To put it simply, investing some part of an institutional portfolio today in well-selected, commercial real property is betting that this asset class will not experience as big a drop in values in the near future as corporate stocks or bonds. It is hard to believe that the probability of a big near-future drop in values is nearly as great in selected types of commercial real properties, excluding retail, as it is in stocks. Therefore, well-chosen commercial property is a hotter present hedge against future inflation. And inflation is still worth hedging against.
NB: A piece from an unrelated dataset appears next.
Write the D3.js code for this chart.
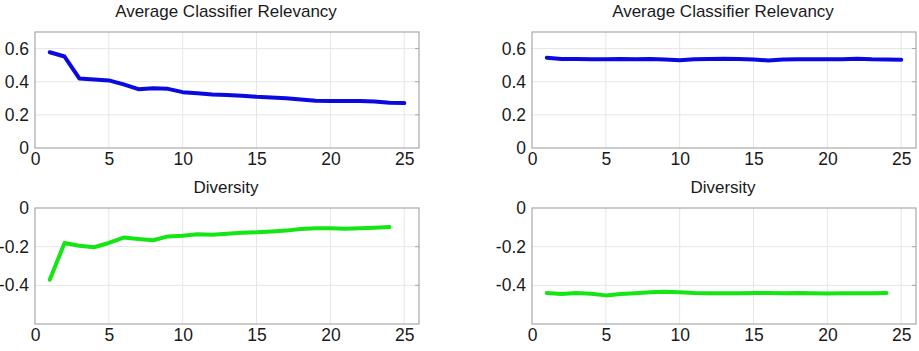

Some institutional investors will undoubtedly say: "Yes, but if we put money into real estate today and stocks continue rising rapidly for another six to nine months or a year before experiencing any big correction, we will miss that big increase and our performance ratings will fall. And we are so smart we can get out near the top just before the correction comes. Besides, the correction may not be that big; we may wind up with higher stock values after it is over than we have today." This is what japanese investors said about japanese stocks when the Nikkei Average hit 25,000. They were right as it rose to 29,000, but then it hit 16,000.
The most difficult art in forecasting is correctly calling turning points in established trends, before they happen. The case for investing in commercial real properties today rests upon the low probability of a near-future downward turning point in their value cycle compared to a much higher probability of at least a temporary downward turning point in the value cycle of corporate stocks. That case also rests upon belief that there is a higher probability of a turning point in currently low rates of inflation than most observers now recognize.
Unfortunately, there is also a non-trivial probability that anyone with the guts, or the foolhardiness, to try calling economic turning points in advance will prove to be wrong, at least in timing. Whether this article falls into that category gory you must estimate yourselves for now, though it will ultimately be determined by the actual course of events.